### [Directive]
Exactly reproduce the lines of the listing below from the one containing "Output the web" through the one containing "const chart = echarts.init(document.getElementById('chart'))". Skip the images.

### [Material supplied]

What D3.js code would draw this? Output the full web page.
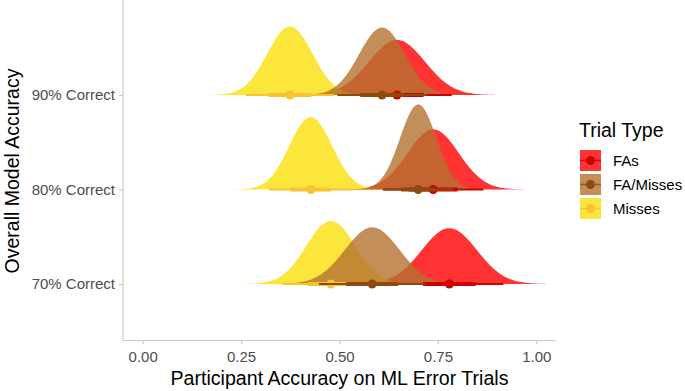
--
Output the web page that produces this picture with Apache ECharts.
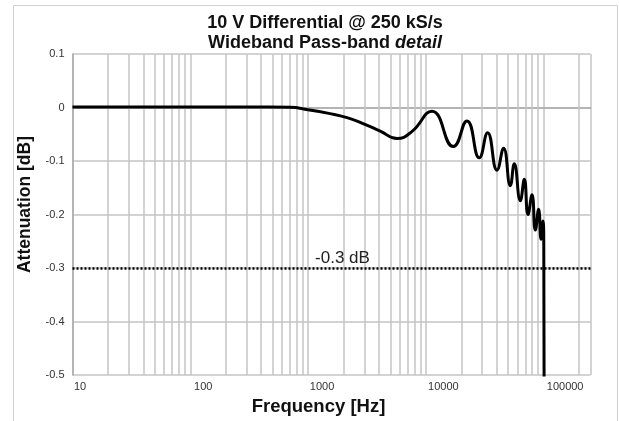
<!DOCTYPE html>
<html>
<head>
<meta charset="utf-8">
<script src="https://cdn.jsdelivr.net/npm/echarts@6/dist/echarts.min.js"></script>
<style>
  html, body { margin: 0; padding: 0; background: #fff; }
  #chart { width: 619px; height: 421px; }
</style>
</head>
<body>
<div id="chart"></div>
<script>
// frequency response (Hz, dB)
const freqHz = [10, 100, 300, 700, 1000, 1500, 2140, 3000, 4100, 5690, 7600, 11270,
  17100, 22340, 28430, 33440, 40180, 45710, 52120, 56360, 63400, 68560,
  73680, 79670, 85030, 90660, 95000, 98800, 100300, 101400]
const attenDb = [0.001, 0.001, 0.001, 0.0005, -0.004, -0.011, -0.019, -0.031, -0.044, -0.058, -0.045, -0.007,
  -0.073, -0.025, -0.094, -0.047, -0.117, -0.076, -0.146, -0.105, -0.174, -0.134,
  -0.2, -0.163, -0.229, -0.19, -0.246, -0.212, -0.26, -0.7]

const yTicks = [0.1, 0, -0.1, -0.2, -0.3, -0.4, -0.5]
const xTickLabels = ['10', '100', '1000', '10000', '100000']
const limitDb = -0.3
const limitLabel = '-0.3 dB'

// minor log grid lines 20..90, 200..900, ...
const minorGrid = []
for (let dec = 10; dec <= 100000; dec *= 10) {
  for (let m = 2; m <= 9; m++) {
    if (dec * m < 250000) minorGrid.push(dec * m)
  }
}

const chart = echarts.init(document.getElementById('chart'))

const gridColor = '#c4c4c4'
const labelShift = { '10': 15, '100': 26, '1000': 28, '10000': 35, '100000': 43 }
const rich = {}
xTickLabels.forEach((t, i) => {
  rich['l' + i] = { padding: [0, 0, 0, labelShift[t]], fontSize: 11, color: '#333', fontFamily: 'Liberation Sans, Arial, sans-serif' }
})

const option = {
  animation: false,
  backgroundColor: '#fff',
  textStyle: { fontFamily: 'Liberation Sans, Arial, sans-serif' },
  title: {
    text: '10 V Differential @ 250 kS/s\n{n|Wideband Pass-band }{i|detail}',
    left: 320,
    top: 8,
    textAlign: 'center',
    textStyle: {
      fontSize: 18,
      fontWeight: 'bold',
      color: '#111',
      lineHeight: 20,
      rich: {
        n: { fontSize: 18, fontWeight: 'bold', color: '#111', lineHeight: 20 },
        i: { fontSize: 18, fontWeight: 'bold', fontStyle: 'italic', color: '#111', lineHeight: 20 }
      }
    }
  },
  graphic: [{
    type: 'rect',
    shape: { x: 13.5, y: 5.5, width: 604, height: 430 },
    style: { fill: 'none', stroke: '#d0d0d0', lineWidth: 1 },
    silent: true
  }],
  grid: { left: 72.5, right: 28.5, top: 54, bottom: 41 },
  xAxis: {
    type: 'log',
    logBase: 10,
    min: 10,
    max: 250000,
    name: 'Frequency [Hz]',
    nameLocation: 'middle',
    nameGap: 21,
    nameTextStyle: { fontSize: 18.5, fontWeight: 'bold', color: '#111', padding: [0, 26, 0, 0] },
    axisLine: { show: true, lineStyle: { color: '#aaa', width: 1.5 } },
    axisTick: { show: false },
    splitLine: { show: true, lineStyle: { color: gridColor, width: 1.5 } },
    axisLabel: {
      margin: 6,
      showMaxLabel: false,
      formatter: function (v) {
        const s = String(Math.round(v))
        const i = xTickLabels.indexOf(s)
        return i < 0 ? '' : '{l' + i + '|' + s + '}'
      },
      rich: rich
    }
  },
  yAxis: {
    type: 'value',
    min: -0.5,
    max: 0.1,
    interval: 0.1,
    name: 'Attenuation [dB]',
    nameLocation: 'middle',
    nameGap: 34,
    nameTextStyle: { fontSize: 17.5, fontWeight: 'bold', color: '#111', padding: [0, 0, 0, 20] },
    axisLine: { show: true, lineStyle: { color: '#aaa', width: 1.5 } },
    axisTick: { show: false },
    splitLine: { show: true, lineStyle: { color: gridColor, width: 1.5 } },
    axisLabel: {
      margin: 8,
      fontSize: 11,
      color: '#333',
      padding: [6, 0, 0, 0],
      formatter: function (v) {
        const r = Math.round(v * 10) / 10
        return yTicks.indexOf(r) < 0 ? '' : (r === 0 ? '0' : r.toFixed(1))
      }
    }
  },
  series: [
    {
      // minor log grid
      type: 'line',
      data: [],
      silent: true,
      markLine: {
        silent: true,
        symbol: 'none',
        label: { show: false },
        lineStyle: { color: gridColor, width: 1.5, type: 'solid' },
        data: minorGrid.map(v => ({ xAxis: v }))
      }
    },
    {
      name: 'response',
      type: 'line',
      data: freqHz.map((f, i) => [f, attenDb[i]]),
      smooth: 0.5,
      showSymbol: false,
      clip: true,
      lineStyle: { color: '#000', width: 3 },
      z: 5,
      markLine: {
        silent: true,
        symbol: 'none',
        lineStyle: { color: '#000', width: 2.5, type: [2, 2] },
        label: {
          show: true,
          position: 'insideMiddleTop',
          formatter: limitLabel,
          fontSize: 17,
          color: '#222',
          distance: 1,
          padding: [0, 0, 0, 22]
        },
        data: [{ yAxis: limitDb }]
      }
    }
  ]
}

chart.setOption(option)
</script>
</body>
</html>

### [Exercise result]
Output the web page that produces this picture with Apache ECharts.
<!DOCTYPE html>
<html>
<head>
<meta charset="utf-8">
<script src="https://cdn.jsdelivr.net/npm/echarts@6/dist/echarts.min.js"></script>
<style>
  html, body { margin: 0; padding: 0; background: #fff; }
  #chart { width: 619px; height: 421px; }
</style>
</head>
<body>
<div id="chart"></div>
<script>
// frequency response (Hz, dB)
const freqHz = [10, 100, 300, 700, 1000, 1500, 2140, 3000, 4100, 5690, 7600, 11270,
  17100, 22340, 28430, 33440, 40180, 45710, 52120, 56360, 63400, 68560,
  73680, 79670, 85030, 90660, 95000, 98800, 100300, 101400]
const attenDb = [0.001, 0.001, 0.001, 0.0005, -0.004, -0.011, -0.019, -0.031, -0.044, -0.058, -0.045, -0.007,
  -0.073, -0.025, -0.094, -0.047, -0.117, -0.076, -0.146, -0.105, -0.174, -0.134,
  -0.2, -0.163, -0.229, -0.19, -0.246, -0.212, -0.26, -0.7]

const yTicks = [0.1, 0, -0.1, -0.2, -0.3, -0.4, -0.5]
const xTickLabels = ['10', '100', '1000', '10000', '100000']
const limitDb = -0.3
const limitLabel = '-0.3 dB'

// minor log grid lines 20..90, 200..900, ...
const minorGrid = []
for (let dec = 10; dec <= 100000; dec *= 10) {
  for (let m = 2; m <= 9; m++) {
    if (dec * m < 250000) minorGrid.push(dec * m)
  }
}

const chart = echarts.init(document.getElementById('chart'))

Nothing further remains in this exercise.